# [Instructions for the task]
Retype the listing below line for line, but only from the line with "Write a Python" down to the line with "import numpy as np", inclusive. Pictures stay out.

# [Raw data]
________________

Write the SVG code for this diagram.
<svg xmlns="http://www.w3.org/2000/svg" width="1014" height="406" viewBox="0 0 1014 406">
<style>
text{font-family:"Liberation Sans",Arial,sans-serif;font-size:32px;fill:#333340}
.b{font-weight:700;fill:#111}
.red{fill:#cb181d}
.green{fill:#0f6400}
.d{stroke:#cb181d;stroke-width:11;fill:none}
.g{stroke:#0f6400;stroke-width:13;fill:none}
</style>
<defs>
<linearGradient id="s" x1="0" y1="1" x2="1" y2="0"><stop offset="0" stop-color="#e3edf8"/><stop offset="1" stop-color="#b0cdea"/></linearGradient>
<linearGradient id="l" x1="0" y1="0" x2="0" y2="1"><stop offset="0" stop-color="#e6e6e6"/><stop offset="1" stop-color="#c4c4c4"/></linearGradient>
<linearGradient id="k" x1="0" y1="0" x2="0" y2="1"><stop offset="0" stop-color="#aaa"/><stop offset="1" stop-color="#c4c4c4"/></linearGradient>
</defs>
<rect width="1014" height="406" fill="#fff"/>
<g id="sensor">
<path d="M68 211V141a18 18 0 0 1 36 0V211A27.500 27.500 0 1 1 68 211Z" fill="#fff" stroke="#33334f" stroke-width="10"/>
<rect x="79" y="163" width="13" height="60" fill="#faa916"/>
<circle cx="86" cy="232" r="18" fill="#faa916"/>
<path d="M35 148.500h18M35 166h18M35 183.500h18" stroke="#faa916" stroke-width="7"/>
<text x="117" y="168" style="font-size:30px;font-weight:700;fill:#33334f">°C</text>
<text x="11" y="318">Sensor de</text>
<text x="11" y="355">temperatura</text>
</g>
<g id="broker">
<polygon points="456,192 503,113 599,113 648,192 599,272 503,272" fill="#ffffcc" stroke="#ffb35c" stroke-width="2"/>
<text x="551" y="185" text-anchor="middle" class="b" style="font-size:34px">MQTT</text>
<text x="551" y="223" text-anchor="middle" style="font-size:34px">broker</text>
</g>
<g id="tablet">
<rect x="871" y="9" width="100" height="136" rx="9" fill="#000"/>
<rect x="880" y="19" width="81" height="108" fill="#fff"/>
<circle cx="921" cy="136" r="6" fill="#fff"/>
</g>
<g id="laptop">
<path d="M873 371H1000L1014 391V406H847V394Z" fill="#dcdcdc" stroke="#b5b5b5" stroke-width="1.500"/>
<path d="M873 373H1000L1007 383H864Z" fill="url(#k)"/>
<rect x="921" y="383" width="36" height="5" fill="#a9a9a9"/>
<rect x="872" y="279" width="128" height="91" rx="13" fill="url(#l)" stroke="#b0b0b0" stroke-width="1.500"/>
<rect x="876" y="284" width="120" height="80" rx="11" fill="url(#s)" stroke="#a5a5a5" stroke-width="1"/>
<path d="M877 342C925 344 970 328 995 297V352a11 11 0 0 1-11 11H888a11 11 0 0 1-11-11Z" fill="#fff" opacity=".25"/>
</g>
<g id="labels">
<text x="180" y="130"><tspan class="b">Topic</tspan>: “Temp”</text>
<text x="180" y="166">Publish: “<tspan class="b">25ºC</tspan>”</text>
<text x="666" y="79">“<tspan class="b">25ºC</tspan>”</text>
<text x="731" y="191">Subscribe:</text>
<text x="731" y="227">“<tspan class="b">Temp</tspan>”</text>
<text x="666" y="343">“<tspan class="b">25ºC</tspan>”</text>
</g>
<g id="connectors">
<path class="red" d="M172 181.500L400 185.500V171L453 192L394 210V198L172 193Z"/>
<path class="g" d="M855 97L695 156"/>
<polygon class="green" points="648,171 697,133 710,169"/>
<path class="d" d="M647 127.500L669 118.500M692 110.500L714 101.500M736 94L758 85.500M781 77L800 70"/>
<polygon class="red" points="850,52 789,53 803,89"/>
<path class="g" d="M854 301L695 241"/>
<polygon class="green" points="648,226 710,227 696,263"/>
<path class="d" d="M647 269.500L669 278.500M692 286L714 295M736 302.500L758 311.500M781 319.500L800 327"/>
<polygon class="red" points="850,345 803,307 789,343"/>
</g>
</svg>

________________

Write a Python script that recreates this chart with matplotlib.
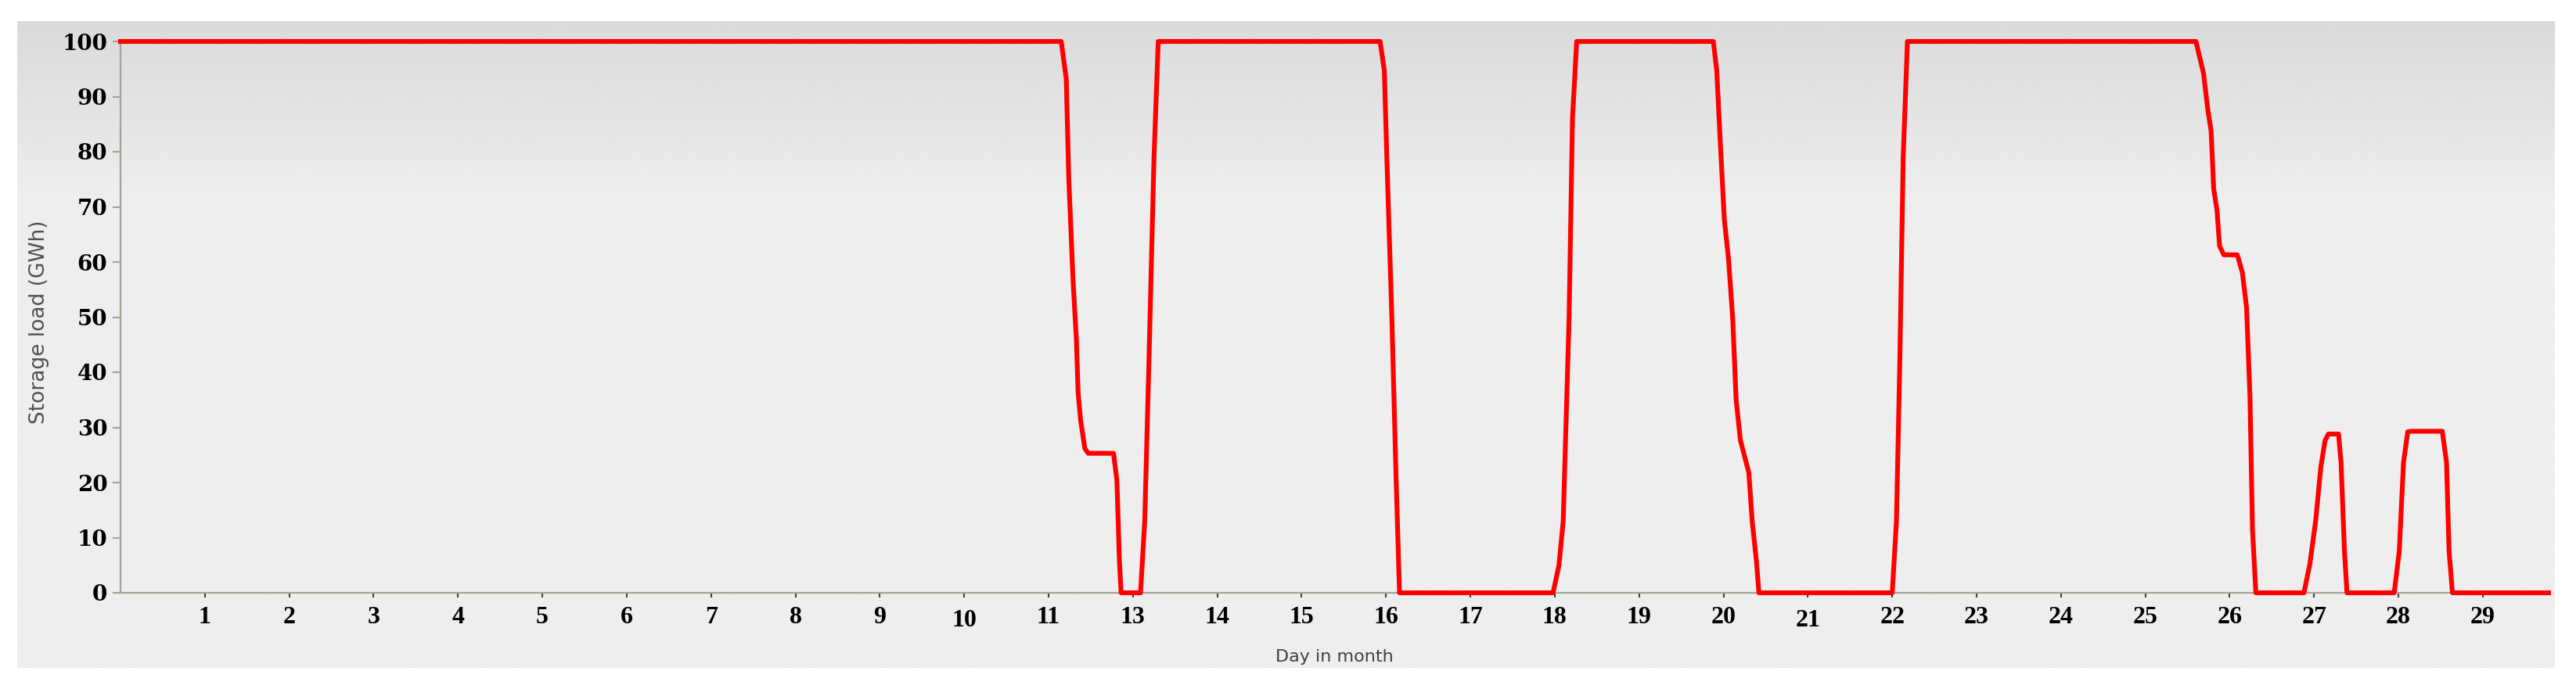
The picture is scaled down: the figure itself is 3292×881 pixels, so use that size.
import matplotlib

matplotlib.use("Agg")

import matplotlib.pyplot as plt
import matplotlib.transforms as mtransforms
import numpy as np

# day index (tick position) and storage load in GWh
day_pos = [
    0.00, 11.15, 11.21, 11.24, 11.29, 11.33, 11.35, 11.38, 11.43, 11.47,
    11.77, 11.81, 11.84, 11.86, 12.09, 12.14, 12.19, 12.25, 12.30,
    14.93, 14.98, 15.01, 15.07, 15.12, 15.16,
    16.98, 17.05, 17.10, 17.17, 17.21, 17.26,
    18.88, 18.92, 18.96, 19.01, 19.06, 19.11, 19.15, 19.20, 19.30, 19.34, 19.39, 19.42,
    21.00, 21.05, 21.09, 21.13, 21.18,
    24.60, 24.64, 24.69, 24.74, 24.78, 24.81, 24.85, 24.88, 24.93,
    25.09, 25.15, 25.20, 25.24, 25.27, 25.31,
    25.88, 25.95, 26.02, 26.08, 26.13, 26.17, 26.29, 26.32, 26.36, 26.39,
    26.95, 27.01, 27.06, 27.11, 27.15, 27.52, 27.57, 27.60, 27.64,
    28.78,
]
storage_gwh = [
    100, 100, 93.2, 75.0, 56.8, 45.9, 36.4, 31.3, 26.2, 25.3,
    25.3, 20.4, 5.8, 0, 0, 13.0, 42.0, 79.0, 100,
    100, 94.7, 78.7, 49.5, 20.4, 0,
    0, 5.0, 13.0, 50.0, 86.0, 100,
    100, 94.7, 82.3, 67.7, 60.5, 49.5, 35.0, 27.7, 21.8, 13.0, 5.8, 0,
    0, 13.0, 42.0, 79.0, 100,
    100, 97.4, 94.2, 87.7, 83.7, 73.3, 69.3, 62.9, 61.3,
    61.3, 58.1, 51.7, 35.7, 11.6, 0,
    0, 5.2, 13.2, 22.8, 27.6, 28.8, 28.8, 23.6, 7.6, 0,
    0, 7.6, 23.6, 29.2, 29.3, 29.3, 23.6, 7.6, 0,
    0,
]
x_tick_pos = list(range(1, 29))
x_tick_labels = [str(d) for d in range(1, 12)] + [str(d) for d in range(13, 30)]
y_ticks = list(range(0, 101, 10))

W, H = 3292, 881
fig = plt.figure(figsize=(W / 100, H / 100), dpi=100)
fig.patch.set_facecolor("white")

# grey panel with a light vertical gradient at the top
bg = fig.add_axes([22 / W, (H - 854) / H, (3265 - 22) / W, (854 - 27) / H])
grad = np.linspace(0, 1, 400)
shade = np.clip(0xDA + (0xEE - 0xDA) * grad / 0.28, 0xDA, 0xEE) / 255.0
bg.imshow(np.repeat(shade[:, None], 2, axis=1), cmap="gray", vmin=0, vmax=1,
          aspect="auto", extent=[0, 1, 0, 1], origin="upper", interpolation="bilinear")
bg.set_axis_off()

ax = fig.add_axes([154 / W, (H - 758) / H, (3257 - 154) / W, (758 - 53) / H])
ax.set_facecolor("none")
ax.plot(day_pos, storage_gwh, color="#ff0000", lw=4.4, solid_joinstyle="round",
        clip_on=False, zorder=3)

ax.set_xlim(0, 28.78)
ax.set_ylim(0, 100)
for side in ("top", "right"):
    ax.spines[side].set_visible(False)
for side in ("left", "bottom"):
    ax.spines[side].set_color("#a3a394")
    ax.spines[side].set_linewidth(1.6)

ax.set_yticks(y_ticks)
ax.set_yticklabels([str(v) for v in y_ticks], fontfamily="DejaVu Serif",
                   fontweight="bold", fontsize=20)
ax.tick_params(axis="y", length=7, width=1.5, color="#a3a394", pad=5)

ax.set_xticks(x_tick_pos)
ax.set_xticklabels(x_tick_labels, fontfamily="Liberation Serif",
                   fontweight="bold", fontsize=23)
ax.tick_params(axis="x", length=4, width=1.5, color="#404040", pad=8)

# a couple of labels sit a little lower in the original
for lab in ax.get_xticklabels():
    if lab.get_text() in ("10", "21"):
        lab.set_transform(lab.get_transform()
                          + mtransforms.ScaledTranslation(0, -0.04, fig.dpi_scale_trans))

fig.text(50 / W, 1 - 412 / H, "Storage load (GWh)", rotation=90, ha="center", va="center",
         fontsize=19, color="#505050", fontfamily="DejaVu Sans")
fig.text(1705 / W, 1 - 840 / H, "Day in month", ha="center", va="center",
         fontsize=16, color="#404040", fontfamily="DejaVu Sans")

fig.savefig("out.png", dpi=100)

________________

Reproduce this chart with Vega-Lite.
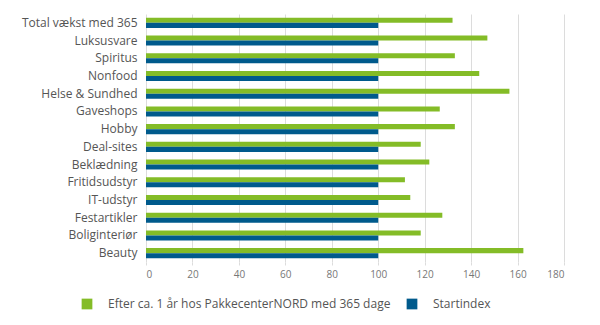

________________

# [The response]
Write a Python script that recreates this chart with matplotlib.
The picture is scaled down: the figure itself is 3292×881 pixels, so use that size.
import matplotlib

matplotlib.use("Agg")

import matplotlib.pyplot as plt
import matplotlib.transforms as mtransforms
import numpy as np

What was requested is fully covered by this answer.